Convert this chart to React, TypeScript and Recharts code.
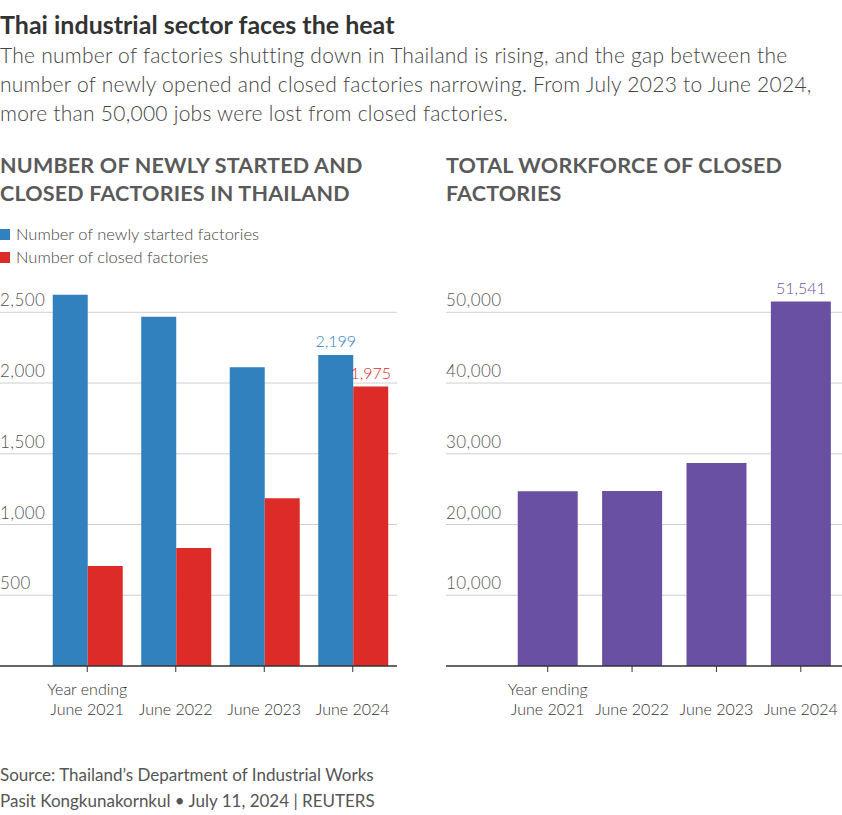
import React from "react";
import { BarChart, Bar, XAxis, YAxis, CartesianGrid, LabelList } from "recharts";

// Factory counts and workforce, year ending June
const categories = ["June 2021", "June 2022", "June 2023", "June 2024"];
const newlyStarted = [2624, 2468, 2112, 2199];
const closedFactories = [707, 834, 1186, 1975];
const closedWorkforce = [24710, 24750, 28710, 51541];
const factoryTicks = [500, 1000, 1500, 2000, 2500];
const workforceTicks = [10000, 20000, 30000, 40000, 50000];

const factoryData = categories.map((name, i) => ({
  name,
  started: newlyStarted[i],
  closed: closedFactories[i],
}));
const workforceData = categories.map((name, i) => ({ name, workers: closedWorkforce[i] }));

const BLUE = "#3181bf";
const RED = "#dd2c27";
const PURPLE = "#6a50a2";
const TEXT = "#555";
const FONT = "Lato, 'Noto Sans', sans-serif";

const fmt = (v: number) => v.toLocaleString("en-US");

const YTick = ({ y, payload, left }: any) => (
  <text x={left} y={y - 6} fill={TEXT} fontSize={17} fontWeight={300} letterSpacing={0.4} fontFamily={FONT}>
    {fmt(payload.value)}
  </text>
);

const XTick = ({ x, y, payload }: any) => (
  <g>
    {payload.value === categories[0] && (
      <text x={x} y={y + 21} textAnchor="middle" fill="#333" fontSize={16} fontWeight={300} fontFamily={FONT}>
        Year ending
      </text>
    )}
    <text x={x} y={y + 41} textAnchor="middle" fill="#333" fontSize={16} fontWeight={300} fontFamily={FONT}>
      {payload.value}
    </text>
  </g>
);

// value label shown only over the latest bar
const lastLabel = (color: string) => (props: any) => {
  const { x, y, width, value, index } = props;
  if (index !== categories.length - 1) return null;
  return (
    <text x={x + width / 2} y={y - 7.5} textAnchor="middle" fill={color} fontSize={16} fontWeight={300} fontFamily={FONT}>
      {fmt(value)}
    </text>
  );
};

const abs = (top: number, left = 0): React.CSSProperties => ({ position: "absolute", top, left });

export default function App() {
  return (
    <div
      style={{
        position: "absolute",
        left: 0,
        top: 0,
        width: 842,
        height: 815,
        overflow: "hidden",
        background: "#fff",
        fontFamily: FONT,
        color: TEXT,
      }}
    >
      <div style={{ ...abs(9), fontSize: 25, lineHeight: "30px", fontWeight: 700, color: "#333" }}>
        Thai industrial sector faces the heat
      </div>
      <div style={{ ...abs(40), width: 842, fontSize: 21, lineHeight: "29px", fontWeight: 300, letterSpacing: 0.25, color: "#444" }}>
        The number of factories shutting down in Thailand is rising, and the gap between the
        <br />
        number of newly opened and closed factories narrowing. From July 2023 to June 2024,
        <br />
        more than 50,000 jobs were lost from closed factories.
      </div>

      <div style={{ ...abs(151), fontSize: 21.5, lineHeight: "28px", fontWeight: 700, letterSpacing: 0.2, color: "#5a5a5a" }}>
        NUMBER OF NEWLY STARTED AND
        <br />
        CLOSED FACTORIES IN THAILAND
      </div>
      <div style={{ ...abs(151, 446), fontSize: 21.5, lineHeight: "28px", fontWeight: 700, letterSpacing: 0.2, color: "#5a5a5a" }}>
        TOTAL WORKFORCE OF CLOSED
        <br />
        FACTORIES
      </div>

      {[
        { label: "Number of newly started factories", color: BLUE, top: 224 },
        { label: "Number of closed factories", color: RED, top: 247 },
      ].map((item) => (
        <div key={item.label} style={{ ...abs(item.top), display: "flex", alignItems: "center", fontSize: 16.5, lineHeight: "20px", fontWeight: 300, color: "#444" }}>
          <span style={{ width: 10, height: 11, background: item.color, marginRight: 6, display: "inline-block" }} />
          {item.label}
        </div>
      ))}

      <div style={abs(270)}>
        <BarChart
          width={400}
          height={460}
          data={factoryData}
          margin={{ top: 14, right: 3, left: -1, bottom: 0 }}
          barGap={0}
          barCategoryGap="11%"
        >
          <CartesianGrid vertical={false} stroke="#cfcfcf" syncWithTicks />
          <YAxis
            width={1}
            domain={[0, 2700]}
            ticks={factoryTicks}
            axisLine={false}
            tickLine={false}
            tick={(p: any) => <YTick {...p} left={0} />}
          />
          <XAxis
            dataKey="name"
            height={64}
            interval={0}
            padding={{ left: 43, right: 0 }}
            axisLine={{ stroke: "#333", strokeWidth: 1.3 }}
            tickLine={{ stroke: "#333" }}
            tickSize={6}
            tick={<XTick />}
          />
          <Bar dataKey="started" fill={BLUE} isAnimationActive={false}>
            <LabelList dataKey="started" content={lastLabel(BLUE)} />
          </Bar>
          <Bar dataKey="closed" fill={RED} isAnimationActive={false}>
            <LabelList dataKey="closed" content={lastLabel(RED)} />
          </Bar>
        </BarChart>
      </div>

      <div style={abs(270, 446)}>
        <BarChart
          width={400}
          height={460}
          data={workforceData}
          margin={{ top: 14, right: 3, left: -1, bottom: 0 }}
          barCategoryGap="14.5%"
        >
          <CartesianGrid vertical={false} stroke="#cfcfcf" syncWithTicks />
          <YAxis
            width={1}
            domain={[0, 54000]}
            ticks={workforceTicks}
            axisLine={false}
            tickLine={false}
            tick={(p: any) => <YTick {...p} left={0} />}
          />
          <XAxis
            dataKey="name"
            height={64}
            interval={0}
            padding={{ left: 59.5, right: 0 }}
            axisLine={{ stroke: "#333", strokeWidth: 1.3 }}
            tickLine={{ stroke: "#333" }}
            tickSize={6}
            tick={<XTick />}
          />
          <Bar dataKey="workers" fill={PURPLE} isAnimationActive={false}>
            <LabelList dataKey="workers" content={lastLabel(PURPLE)} />
          </Bar>
        </BarChart>
      </div>

      <div style={{ ...abs(762), fontSize: 17, lineHeight: "26px", fontWeight: 400, color: TEXT }}>
        Source: Thailand’s Department of Industrial Works
        <br />
        Pasit Kongkunakornkul • July 11, 2024 | REUTERS
      </div>
    </div>
  );
}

- _To do_
Copy the listing word for word, excluding its pictures.

- _Expected output_
Convert this chart to React, TypeScript and Recharts code.
import React from "react";
import { BarChart, Bar, XAxis, YAxis, CartesianGrid, LabelList } from "recharts";

// Factory counts and workforce, year ending June
const categories = ["June 2021", "June 2022", "June 2023", "June 2024"];
const newlyStarted = [2624, 2468, 2112, 2199];
const closedFactories = [707, 834, 1186, 1975];
const closedWorkforce = [24710, 24750, 28710, 51541];
const factoryTicks = [500, 1000, 1500, 2000, 2500];
const workforceTicks = [10000, 20000, 30000, 40000, 50000];

const factoryData = categories.map((name, i) => ({
  name,
  started: newlyStarted[i],
  closed: closedFactories[i],
}));
const workforceData = categories.map((name, i) => ({ name, workers: closedWorkforce[i] }));

const BLUE = "#3181bf";
const RED = "#dd2c27";
const PURPLE = "#6a50a2";
const TEXT = "#555";
const FONT = "Lato, 'Noto Sans', sans-serif";

const fmt = (v: number) => v.toLocaleString("en-US");

const YTick = ({ y, payload, left }: any) => (
  <text x={left} y={y - 6} fill={TEXT} fontSize={17} fontWeight={300} letterSpacing={0.4} fontFamily={FONT}>
    {fmt(payload.value)}
  </text>
);

const XTick = ({ x, y, payload }: any) => (
  <g>
    {payload.value === categories[0] && (
      <text x={x} y={y + 21} textAnchor="middle" fill="#333" fontSize={16} fontWeight={300} fontFamily={FONT}>
        Year ending
      </text>
    )}
    <text x={x} y={y + 41} textAnchor="middle" fill="#333" fontSize={16} fontWeight={300} fontFamily={FONT}>
      {payload.value}
    </text>
  </g>
);

// value label shown only over the latest bar
const lastLabel = (color: string) => (props: any) => {
  const { x, y, width, value, index } = props;
  if (index !== categories.length - 1) return null;
  return (
    <text x={x + width / 2} y={y - 7.5} textAnchor="middle" fill={color} fontSize={16} fontWeight={300} fontFamily={FONT}>
      {fmt(value)}
    </text>
  );
};

const abs = (top: number, left = 0): React.CSSProperties => ({ position: "absolute", top, left });

export default function App() {
  return (
    <div
      style={{
        position: "absolute",
        left: 0,
        top: 0,
        width: 842,
        height: 815,
        overflow: "hidden",
        background: "#fff",
        fontFamily: FONT,
        color: TEXT,
      }}
    >
      <div style={{ ...abs(9), fontSize: 25, lineHeight: "30px", fontWeight: 700, color: "#333" }}>
        Thai industrial sector faces the heat
      </div>
      <div style={{ ...abs(40), width: 842, fontSize: 21, lineHeight: "29px", fontWeight: 300, letterSpacing: 0.25, color: "#444" }}>
        The number of factories shutting down in Thailand is rising, and the gap between the
        <br />
        number of newly opened and closed factories narrowing. From July 2023 to June 2024,
        <br />
        more than 50,000 jobs were lost from closed factories.
      </div>

      <div style={{ ...abs(151), fontSize: 21.5, lineHeight: "28px", fontWeight: 700, letterSpacing: 0.2, color: "#5a5a5a" }}>
        NUMBER OF NEWLY STARTED AND
        <br />
        CLOSED FACTORIES IN THAILAND
      </div>
      <div style={{ ...abs(151, 446), fontSize: 21.5, lineHeight: "28px", fontWeight: 700, letterSpacing: 0.2, color: "#5a5a5a" }}>
        TOTAL WORKFORCE OF CLOSED
        <br />
        FACTORIES
      </div>

      {[
        { label: "Number of newly started factories", color: BLUE, top: 224 },
        { label: "Number of closed factories", color: RED, top: 247 },
      ].map((item) => (
        <div key={item.label} style={{ ...abs(item.top), display: "flex", alignItems: "center", fontSize: 16.5, lineHeight: "20px", fontWeight: 300, color: "#444" }}>
          <span style={{ width: 10, height: 11, background: item.color, marginRight: 6, display: "inline-block" }} />
          {item.label}
        </div>
      ))}

      <div style={abs(270)}>
        <BarChart
          width={400}
          height={460}
          data={factoryData}
          margin={{ top: 14, right: 3, left: -1, bottom: 0 }}
          barGap={0}
          barCategoryGap="11%"
        >
          <CartesianGrid vertical={false} stroke="#cfcfcf" syncWithTicks />
          <YAxis
            width={1}
            domain={[0, 2700]}
            ticks={factoryTicks}
            axisLine={false}
            tickLine={false}
            tick={(p: any) => <YTick {...p} left={0} />}
          />
          <XAxis
            dataKey="name"
            height={64}
            interval={0}
            padding={{ left: 43, right: 0 }}
            axisLine={{ stroke: "#333", strokeWidth: 1.3 }}
            tickLine={{ stroke: "#333" }}
            tickSize={6}
            tick={<XTick />}
          />
          <Bar dataKey="started" fill={BLUE} isAnimationActive={false}>
            <LabelList dataKey="started" content={lastLabel(BLUE)} />
          </Bar>
          <Bar dataKey="closed" fill={RED} isAnimationActive={false}>
            <LabelList dataKey="closed" content={lastLabel(RED)} />
          </Bar>
        </BarChart>
      </div>

      <div style={abs(270, 446)}>
        <BarChart
          width={400}
          height={460}
          data={workforceData}
          margin={{ top: 14, right: 3, left: -1, bottom: 0 }}
          barCategoryGap="14.5%"
        >
          <CartesianGrid vertical={false} stroke="#cfcfcf" syncWithTicks />
          <YAxis
            width={1}
            domain={[0, 54000]}
            ticks={workforceTicks}
            axisLine={false}
            tickLine={false}
            tick={(p: any) => <YTick {...p} left={0} />}
          />
          <XAxis
            dataKey="name"
            height={64}
            interval={0}
            padding={{ left: 59.5, right: 0 }}
            axisLine={{ stroke: "#333", strokeWidth: 1.3 }}
            tickLine={{ stroke: "#333" }}
            tickSize={6}
            tick={<XTick />}
          />
          <Bar dataKey="workers" fill={PURPLE} isAnimationActive={false}>
            <LabelList dataKey="workers" content={lastLabel(PURPLE)} />
          </Bar>
        </BarChart>
      </div>

      <div style={{ ...abs(762), fontSize: 17, lineHeight: "26px", fontWeight: 400, color: TEXT }}>
        Source: Thailand’s Department of Industrial Works
        <br />
        Pasit Kongkunakornkul • July 11, 2024 | REUTERS
      </div>
    </div>
  );
}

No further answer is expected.